[EXERCISE]:
Images are not part of the copy; transcribe all the data exactly.
= = = =
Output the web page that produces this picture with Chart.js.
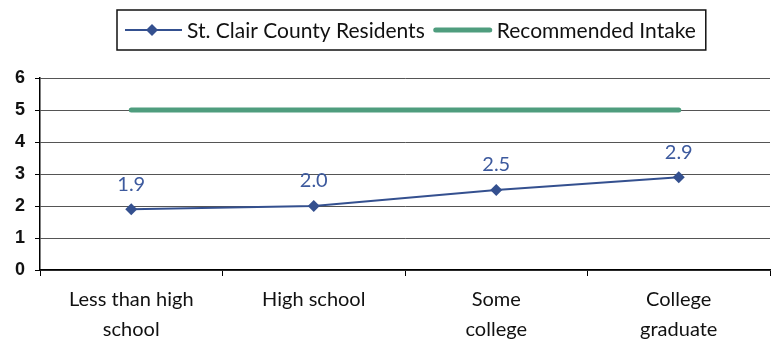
<!DOCTYPE html>
<html>
<head>
<meta charset="utf-8">
<script src="https://cdn.jsdelivr.net/npm/chart.js@4.4.1/dist/chart.umd.min.js"></script>
<style>
  html, body { margin: 0; padding: 0; background: #fff; }
</style>
</head>
<body>
<canvas id="intakeChart" width="776" height="349"></canvas>
<script>
const categories = [["Less than high", "school"], "High school", ["Some", "college"], ["College", "graduate"]];
const residents = [1.9, 2.0, 2.5, 2.9];
const recommended = [5, 5, 5, 5];
const yTicks = [0, 1, 2, 3, 4, 5, 6];

const BLUE = "#34508f";
const GREEN = "#4f9d7e";

// value labels above the residents line
const valueLabelPlugin = {
  id: "valueLabels",
  afterDatasetsDraw(chart) {
    const { ctx } = chart;
    const meta = chart.getDatasetMeta(0);
    ctx.save();
    ctx.font = "20px Lato";
    ctx.fillStyle = "#3d5a9e";
    ctx.textAlign = "center";
    ctx.textBaseline = "middle";
    meta.data.forEach((pt, i) => {
      ctx.fillText(residents[i].toFixed(1), pt.x, pt.y - 25);
    });
    ctx.restore();
  },
};

// boxed legend at the top
const boxLegendPlugin = {
  id: "boxLegend",
  afterDraw(chart) {
    const { ctx } = chart;
    const left = 117, top = 10, h = 40;
    const y = top + h / 2;
    let x = left + 8;
    ctx.save();
    ctx.font = "21px Lato";
    ctx.textBaseline = "middle";
    chart.data.datasets.forEach((ds, i) => {
      const len = i ? 60 : 57;
      ctx.strokeStyle = ds.borderColor;
      ctx.lineWidth = ds.borderWidth;
      ctx.lineCap = i ? "round" : "butt";
      ctx.beginPath();
      ctx.moveTo(x + (i ? 3 : 0), y);
      ctx.lineTo(x + len - (i ? 3 : 0), y);
      ctx.stroke();
      if (ds.pointRadius > 0) {
        const r = ds.pointRadius, cx = x + 27;
        ctx.fillStyle = ds.backgroundColor;
        ctx.beginPath();
        ctx.moveTo(cx, y - r);
        ctx.lineTo(cx + r, y);
        ctx.lineTo(cx, y + r);
        ctx.lineTo(cx - r, y);
        ctx.closePath();
        ctx.fill();
      }
      x += len + (i ? 4 : 5);
      ctx.fillStyle = "#111";
      ctx.fillText(ds.label, x, y + 1);
      x += ctx.measureText(ds.label).width + 8;
    });
    ctx.strokeStyle = "#111";
    ctx.lineWidth = 1.5;
    ctx.strokeRect(left, top, x + 2 - left, h);
    ctx.restore();
  },
};

const chartCtx = document.getElementById("intakeChart").getContext("2d");
const intakeChart = new Chart(chartCtx, {
  type: "line",
  data: {
    labels: categories,
    datasets: [
      {
        label: "St. Clair County Residents",
        data: residents,
        borderColor: BLUE,
        backgroundColor: BLUE,
        borderWidth: 2,
        pointStyle: "rectRot",
        pointRadius: 6,
        pointBorderWidth: 0,
      },
      {
        label: "Recommended Intake",
        data: recommended,
        borderColor: GREEN,
        backgroundColor: GREEN,
        borderWidth: 5,
        borderCapStyle: "round",
        pointRadius: 0,
      },
    ],
  },
  options: {
    responsive: false,
    animation: false,
    layout: {
      padding: { top: 78, left: 0, right: 0, bottom: 0 },
    },
    scales: {
      x: {
        offset: true,
        border: { color: "#000", width: 1.5 },
        grid: {
          offset: true,
          drawOnChartArea: false,
          tickLength: 6,
          tickColor: "#000",
        },
        ticks: {
          padding: 9,
          color: "#111",
          maxRotation: 0,
          font: { family: "Lato", size: 20, lineHeight: 1.5 },
        },
        afterFit(scale) {
          scale.height = 79;
        },
      },
      y: {
        min: 0,
        max: 6,
        border: { color: "#000", width: 1.5 },
        grid: {
          color: "#555",
          tickColor: "#000",
          tickLength: 5,
        },
        ticks: {
          stepSize: 1,
          padding: 10,
          color: "#111",
          font: { family: "Liberation Sans", size: 18, weight: "bold" },
        },
        afterBuildTicks(scale) {
          scale.ticks = yTicks.map((v) => ({ value: v }));
        },
        afterFit(scale) {
          scale.width = 40;
        },
      },
    },
    plugins: {
      legend: { display: false },
      tooltip: { enabled: false },
    },
  },
  plugins: [valueLabelPlugin, boxLegendPlugin],
});
</script>
</body>
</html>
= = = =
[FULL SOLUTION]:
Output the web page that produces this picture with Chart.js.
<!DOCTYPE html>
<html>
<head>
<meta charset="utf-8">
<script src="https://cdn.jsdelivr.net/npm/chart.js@4.4.1/dist/chart.umd.min.js"></script>
<style>
  html, body { margin: 0; padding: 0; background: #fff; }
</style>
</head>
<body>
<canvas id="intakeChart" width="776" height="349"></canvas>
<script>
const categories = [["Less than high", "school"], "High school", ["Some", "college"], ["College", "graduate"]];
const residents = [1.9, 2.0, 2.5, 2.9];
const recommended = [5, 5, 5, 5];
const yTicks = [0, 1, 2, 3, 4, 5, 6];

const BLUE = "#34508f";
const GREEN = "#4f9d7e";

// value labels above the residents line
const valueLabelPlugin = {
  id: "valueLabels",
  afterDatasetsDraw(chart) {
    const { ctx } = chart;
    const meta = chart.getDatasetMeta(0);
    ctx.save();
    ctx.font = "20px Lato";
    ctx.fillStyle = "#3d5a9e";
    ctx.textAlign = "center";
    ctx.textBaseline = "middle";
    meta.data.forEach((pt, i) => {
      ctx.fillText(residents[i].toFixed(1), pt.x, pt.y - 25);
    });
    ctx.restore();
  },
};

// boxed legend at the top
const boxLegendPlugin = {
  id: "boxLegend",
  afterDraw(chart) {
    const { ctx } = chart;
    const left = 117, top = 10, h = 40;
    const y = top + h / 2;
    let x = left + 8;
    ctx.save();
    ctx.font = "21px Lato";
    ctx.textBaseline = "middle";
    chart.data.datasets.forEach((ds, i) => {
      const len = i ? 60 : 57;
      ctx.strokeStyle = ds.borderColor;
      ctx.lineWidth = ds.borderWidth;
      ctx.lineCap = i ? "round" : "butt";
      ctx.beginPath();
      ctx.moveTo(x + (i ? 3 : 0), y);
      ctx.lineTo(x + len - (i ? 3 : 0), y);
      ctx.stroke();
      if (ds.pointRadius > 0) {
        const r = ds.pointRadius, cx = x + 27;
        ctx.fillStyle = ds.backgroundColor;
        ctx.beginPath();
        ctx.moveTo(cx, y - r);
        ctx.lineTo(cx + r, y);
        ctx.lineTo(cx, y + r);
        ctx.lineTo(cx - r, y);
        ctx.closePath();
        ctx.fill();
      }
      x += len + (i ? 4 : 5);
      ctx.fillStyle = "#111";
      ctx.fillText(ds.label, x, y + 1);
      x += ctx.measureText(ds.label).width + 8;
    });
    ctx.strokeStyle = "#111";
    ctx.lineWidth = 1.5;
    ctx.strokeRect(left, top, x + 2 - left, h);
    ctx.restore();
  },
};

const chartCtx = document.getElementById("intakeChart").getContext("2d");
const intakeChart = new Chart(chartCtx, {
  type: "line",
  data: {
    labels: categories,
    datasets: [
      {
        label: "St. Clair County Residents",
        data: residents,
        borderColor: BLUE,
        backgroundColor: BLUE,
        borderWidth: 2,
        pointStyle: "rectRot",
        pointRadius: 6,
        pointBorderWidth: 0,
      },
      {
        label: "Recommended Intake",
        data: recommended,
        borderColor: GREEN,
        backgroundColor: GREEN,
        borderWidth: 5,
        borderCapStyle: "round",
        pointRadius: 0,
      },
    ],
  },
  options: {
    responsive: false,
    animation: false,
    layout: {
      padding: { top: 78, left: 0, right: 0, bottom: 0 },
    },
    scales: {
      x: {
        offset: true,
        border: { color: "#000", width: 1.5 },
        grid: {
          offset: true,
          drawOnChartArea: false,
          tickLength: 6,
          tickColor: "#000",
        },
        ticks: {
          padding: 9,
          color: "#111",
          maxRotation: 0,
          font: { family: "Lato", size: 20, lineHeight: 1.5 },
        },
        afterFit(scale) {
          scale.height = 79;
        },
      },
      y: {
        min: 0,
        max: 6,
        border: { color: "#000", width: 1.5 },
        grid: {
          color: "#555",
          tickColor: "#000",
          tickLength: 5,
        },
        ticks: {
          stepSize: 1,
          padding: 10,
          color: "#111",
          font: { family: "Liberation Sans", size: 18, weight: "bold" },
        },
        afterBuildTicks(scale) {
          scale.ticks = yTicks.map((v) => ({ value: v }));
        },
        afterFit(scale) {
          scale.width = 40;
        },
      },
    },
    plugins: {
      legend: { display: false },
      tooltip: { enabled: false },
    },
  },
  plugins: [valueLabelPlugin, boxLegendPlugin],
});
</script>
</body>
</html>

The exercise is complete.